# [WHAT YOU ARE ASKED TO DO]
Exactly the lines from the one containing "What Plotly code" through the one containing "a_yminor = [4.45, 4.55]" are to be returned, please, without any pictures.

Code that draws figures:

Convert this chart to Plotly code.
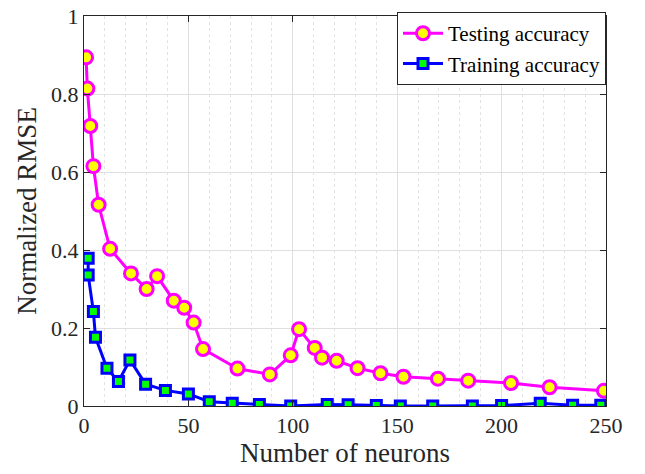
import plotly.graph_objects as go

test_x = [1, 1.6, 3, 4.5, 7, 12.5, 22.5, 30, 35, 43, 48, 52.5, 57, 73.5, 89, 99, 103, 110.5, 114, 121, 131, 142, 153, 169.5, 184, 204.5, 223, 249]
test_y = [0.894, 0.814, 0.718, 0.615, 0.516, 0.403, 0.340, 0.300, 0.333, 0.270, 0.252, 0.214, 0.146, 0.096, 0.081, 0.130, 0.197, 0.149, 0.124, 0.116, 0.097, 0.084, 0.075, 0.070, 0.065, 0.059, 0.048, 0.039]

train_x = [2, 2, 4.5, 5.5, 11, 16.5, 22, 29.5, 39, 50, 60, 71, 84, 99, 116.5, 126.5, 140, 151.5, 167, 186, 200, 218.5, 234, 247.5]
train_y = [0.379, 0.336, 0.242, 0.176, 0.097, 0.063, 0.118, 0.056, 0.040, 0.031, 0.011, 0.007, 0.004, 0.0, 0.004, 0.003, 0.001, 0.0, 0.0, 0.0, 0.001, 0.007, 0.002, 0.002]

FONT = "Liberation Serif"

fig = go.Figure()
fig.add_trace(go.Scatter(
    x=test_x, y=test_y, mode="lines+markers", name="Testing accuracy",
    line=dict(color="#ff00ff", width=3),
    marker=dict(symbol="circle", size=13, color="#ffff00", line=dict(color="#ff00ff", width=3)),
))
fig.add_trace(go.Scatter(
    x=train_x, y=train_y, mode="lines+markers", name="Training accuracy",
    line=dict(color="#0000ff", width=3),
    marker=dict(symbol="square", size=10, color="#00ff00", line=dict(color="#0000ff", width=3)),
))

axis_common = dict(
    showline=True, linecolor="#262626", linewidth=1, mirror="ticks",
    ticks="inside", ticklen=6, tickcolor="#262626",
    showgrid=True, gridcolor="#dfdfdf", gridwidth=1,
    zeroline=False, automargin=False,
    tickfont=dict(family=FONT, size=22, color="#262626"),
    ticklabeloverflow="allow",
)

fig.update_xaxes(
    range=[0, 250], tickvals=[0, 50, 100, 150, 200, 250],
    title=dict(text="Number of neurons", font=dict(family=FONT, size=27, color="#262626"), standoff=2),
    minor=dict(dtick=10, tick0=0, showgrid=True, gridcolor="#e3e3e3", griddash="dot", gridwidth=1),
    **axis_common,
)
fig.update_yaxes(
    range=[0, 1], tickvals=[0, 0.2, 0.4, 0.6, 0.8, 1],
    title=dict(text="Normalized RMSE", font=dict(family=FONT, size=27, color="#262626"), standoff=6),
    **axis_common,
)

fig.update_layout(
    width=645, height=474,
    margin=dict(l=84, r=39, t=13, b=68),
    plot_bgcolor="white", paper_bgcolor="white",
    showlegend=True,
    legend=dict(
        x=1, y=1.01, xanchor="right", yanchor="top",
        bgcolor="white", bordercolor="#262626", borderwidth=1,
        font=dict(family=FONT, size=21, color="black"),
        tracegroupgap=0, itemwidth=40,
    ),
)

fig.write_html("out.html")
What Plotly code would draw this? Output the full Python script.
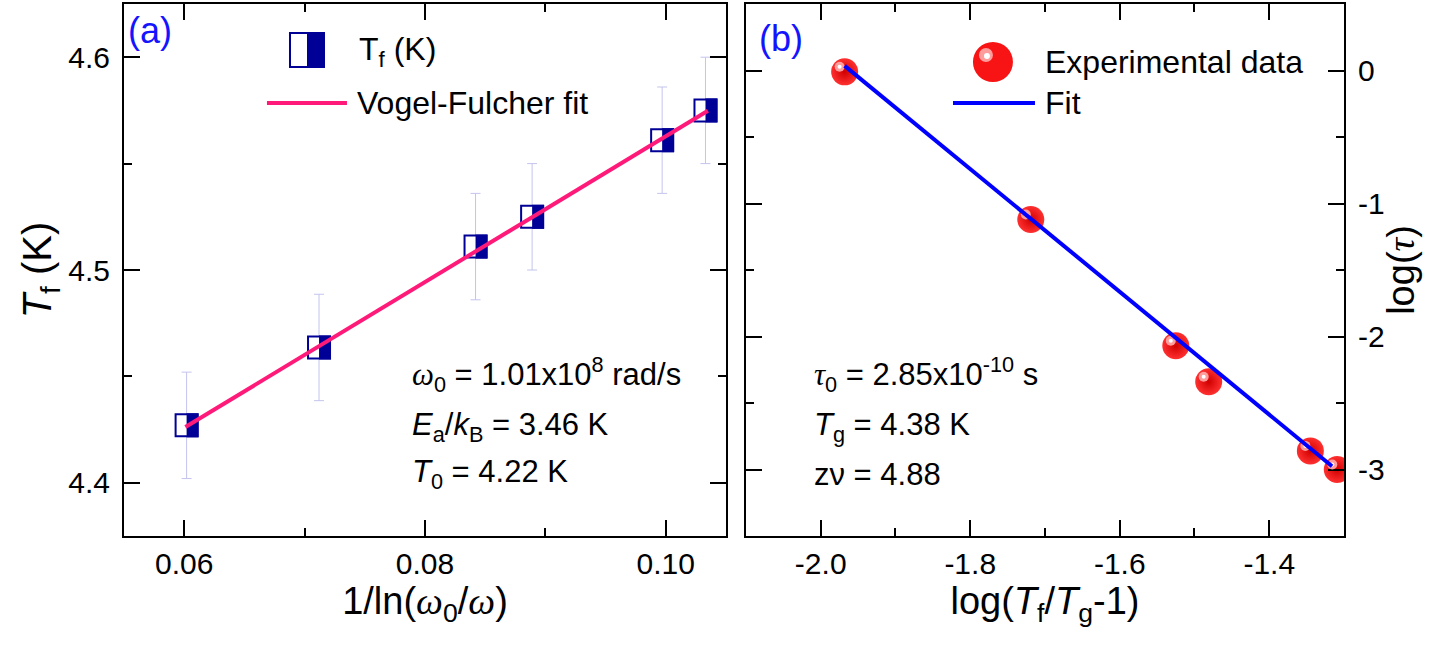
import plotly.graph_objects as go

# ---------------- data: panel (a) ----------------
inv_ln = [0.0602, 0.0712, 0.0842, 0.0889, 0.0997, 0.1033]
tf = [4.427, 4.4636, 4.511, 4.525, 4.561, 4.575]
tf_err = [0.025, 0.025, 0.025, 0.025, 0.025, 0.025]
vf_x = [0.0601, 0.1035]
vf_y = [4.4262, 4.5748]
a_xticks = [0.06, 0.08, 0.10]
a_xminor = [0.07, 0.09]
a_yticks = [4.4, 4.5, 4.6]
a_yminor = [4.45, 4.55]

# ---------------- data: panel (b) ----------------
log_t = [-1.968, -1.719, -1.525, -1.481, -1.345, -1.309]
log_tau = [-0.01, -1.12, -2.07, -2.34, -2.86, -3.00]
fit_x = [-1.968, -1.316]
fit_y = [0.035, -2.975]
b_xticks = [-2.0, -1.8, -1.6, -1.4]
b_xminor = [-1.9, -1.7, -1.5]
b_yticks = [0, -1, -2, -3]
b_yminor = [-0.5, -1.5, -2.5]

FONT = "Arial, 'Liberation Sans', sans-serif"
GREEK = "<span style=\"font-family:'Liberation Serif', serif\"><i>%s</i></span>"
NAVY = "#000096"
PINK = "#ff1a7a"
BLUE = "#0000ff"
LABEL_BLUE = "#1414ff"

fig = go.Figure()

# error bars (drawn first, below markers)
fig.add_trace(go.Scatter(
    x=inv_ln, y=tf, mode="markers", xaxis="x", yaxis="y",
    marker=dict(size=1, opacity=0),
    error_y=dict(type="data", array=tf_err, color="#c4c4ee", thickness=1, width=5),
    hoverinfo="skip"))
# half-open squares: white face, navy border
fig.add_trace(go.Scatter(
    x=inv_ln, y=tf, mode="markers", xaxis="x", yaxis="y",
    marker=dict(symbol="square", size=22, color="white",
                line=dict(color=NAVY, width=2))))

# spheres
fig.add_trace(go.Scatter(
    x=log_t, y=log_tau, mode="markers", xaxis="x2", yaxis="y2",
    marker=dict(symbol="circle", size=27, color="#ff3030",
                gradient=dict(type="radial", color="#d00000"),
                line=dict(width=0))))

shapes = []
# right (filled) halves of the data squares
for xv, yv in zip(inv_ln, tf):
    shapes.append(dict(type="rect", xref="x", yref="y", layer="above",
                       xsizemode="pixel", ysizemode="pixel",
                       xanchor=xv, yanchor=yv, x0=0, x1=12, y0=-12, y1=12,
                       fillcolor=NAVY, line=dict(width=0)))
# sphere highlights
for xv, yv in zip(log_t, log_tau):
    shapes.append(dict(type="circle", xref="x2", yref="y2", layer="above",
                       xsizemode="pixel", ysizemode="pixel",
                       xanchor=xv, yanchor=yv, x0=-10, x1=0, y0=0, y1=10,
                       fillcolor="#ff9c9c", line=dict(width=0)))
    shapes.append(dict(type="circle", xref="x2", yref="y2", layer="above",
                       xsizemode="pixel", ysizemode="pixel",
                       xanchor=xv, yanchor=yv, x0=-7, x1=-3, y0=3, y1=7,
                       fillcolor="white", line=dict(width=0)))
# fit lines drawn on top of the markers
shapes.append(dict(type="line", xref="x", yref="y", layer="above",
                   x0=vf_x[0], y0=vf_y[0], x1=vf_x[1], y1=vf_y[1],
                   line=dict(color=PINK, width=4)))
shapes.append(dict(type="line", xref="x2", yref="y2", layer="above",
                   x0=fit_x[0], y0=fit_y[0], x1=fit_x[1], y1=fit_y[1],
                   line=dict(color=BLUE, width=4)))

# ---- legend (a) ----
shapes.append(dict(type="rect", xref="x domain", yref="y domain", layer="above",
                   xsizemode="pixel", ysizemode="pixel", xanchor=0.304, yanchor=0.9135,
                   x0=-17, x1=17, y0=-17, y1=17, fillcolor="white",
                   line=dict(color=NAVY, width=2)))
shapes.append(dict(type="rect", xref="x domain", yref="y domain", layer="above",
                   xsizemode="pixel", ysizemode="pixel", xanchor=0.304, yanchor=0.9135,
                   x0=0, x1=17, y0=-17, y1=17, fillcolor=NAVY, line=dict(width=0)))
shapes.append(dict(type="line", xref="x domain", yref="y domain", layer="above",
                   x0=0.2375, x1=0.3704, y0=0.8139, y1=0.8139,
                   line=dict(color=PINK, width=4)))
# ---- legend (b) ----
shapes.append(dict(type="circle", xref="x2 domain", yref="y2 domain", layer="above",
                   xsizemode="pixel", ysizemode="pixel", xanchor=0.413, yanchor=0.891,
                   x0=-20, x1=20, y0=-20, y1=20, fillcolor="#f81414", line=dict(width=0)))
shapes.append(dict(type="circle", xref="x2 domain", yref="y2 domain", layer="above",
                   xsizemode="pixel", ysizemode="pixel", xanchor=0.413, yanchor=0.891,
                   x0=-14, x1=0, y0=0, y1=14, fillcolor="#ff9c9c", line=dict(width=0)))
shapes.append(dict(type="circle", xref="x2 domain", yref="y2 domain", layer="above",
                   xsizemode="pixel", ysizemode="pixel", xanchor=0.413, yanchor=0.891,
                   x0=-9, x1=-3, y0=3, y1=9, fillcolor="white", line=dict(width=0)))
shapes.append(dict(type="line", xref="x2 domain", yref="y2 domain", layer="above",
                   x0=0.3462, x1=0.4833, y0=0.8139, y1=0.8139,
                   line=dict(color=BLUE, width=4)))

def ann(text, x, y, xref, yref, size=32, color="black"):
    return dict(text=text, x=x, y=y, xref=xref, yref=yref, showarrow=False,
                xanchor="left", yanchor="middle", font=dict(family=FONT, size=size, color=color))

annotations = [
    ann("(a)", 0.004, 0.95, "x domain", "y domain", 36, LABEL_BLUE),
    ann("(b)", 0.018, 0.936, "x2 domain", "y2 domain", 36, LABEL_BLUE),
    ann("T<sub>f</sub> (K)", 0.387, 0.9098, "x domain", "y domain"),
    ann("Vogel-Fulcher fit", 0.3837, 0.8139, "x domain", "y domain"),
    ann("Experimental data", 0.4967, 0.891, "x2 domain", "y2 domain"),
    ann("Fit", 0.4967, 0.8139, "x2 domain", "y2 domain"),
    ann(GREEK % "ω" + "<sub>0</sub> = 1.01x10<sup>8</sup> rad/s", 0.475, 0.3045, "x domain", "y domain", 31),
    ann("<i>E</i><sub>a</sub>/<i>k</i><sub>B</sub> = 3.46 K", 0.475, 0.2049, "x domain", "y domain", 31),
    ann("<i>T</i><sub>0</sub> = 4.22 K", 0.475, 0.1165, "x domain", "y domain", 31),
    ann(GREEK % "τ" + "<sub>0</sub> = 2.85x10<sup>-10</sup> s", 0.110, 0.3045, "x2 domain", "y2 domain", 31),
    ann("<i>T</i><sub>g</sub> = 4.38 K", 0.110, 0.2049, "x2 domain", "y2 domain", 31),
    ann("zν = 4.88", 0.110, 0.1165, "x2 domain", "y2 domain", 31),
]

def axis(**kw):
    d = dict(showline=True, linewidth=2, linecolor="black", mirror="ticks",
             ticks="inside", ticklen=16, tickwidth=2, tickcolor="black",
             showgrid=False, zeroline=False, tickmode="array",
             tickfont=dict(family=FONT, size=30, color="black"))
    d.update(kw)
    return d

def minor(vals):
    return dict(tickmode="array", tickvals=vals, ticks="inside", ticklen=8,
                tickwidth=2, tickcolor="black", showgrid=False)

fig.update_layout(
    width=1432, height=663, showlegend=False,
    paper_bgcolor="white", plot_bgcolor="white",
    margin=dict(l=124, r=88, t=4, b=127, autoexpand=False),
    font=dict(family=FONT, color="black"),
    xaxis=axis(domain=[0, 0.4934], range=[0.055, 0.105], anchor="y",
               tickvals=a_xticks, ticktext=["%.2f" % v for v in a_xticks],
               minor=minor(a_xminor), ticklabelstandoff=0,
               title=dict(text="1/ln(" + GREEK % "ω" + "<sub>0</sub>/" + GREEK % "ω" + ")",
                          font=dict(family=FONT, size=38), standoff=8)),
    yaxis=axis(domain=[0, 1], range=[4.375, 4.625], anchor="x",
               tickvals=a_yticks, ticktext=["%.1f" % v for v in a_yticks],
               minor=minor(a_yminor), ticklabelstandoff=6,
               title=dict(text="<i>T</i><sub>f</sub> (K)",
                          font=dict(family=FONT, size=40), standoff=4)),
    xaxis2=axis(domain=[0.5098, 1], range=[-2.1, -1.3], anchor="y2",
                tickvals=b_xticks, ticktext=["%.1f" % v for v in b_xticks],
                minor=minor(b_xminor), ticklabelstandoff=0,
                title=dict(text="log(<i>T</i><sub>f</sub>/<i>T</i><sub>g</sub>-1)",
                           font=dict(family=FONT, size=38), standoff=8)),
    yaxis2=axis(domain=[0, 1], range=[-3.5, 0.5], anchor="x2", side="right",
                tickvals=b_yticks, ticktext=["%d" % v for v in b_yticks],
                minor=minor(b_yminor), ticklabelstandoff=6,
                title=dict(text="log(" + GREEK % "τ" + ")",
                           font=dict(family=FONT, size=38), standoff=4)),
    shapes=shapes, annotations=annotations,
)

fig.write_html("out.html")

# [TASK ANSWER]
What Plotly code would draw this? Output the full Python script.
import plotly.graph_objects as go

# ---------------- data: panel (a) ----------------
inv_ln = [0.0602, 0.0712, 0.0842, 0.0889, 0.0997, 0.1033]
tf = [4.427, 4.4636, 4.511, 4.525, 4.561, 4.575]
tf_err = [0.025, 0.025, 0.025, 0.025, 0.025, 0.025]
vf_x = [0.0601, 0.1035]
vf_y = [4.4262, 4.5748]
a_xticks = [0.06, 0.08, 0.10]
a_xminor = [0.07, 0.09]
a_yticks = [4.4, 4.5, 4.6]
a_yminor = [4.45, 4.55]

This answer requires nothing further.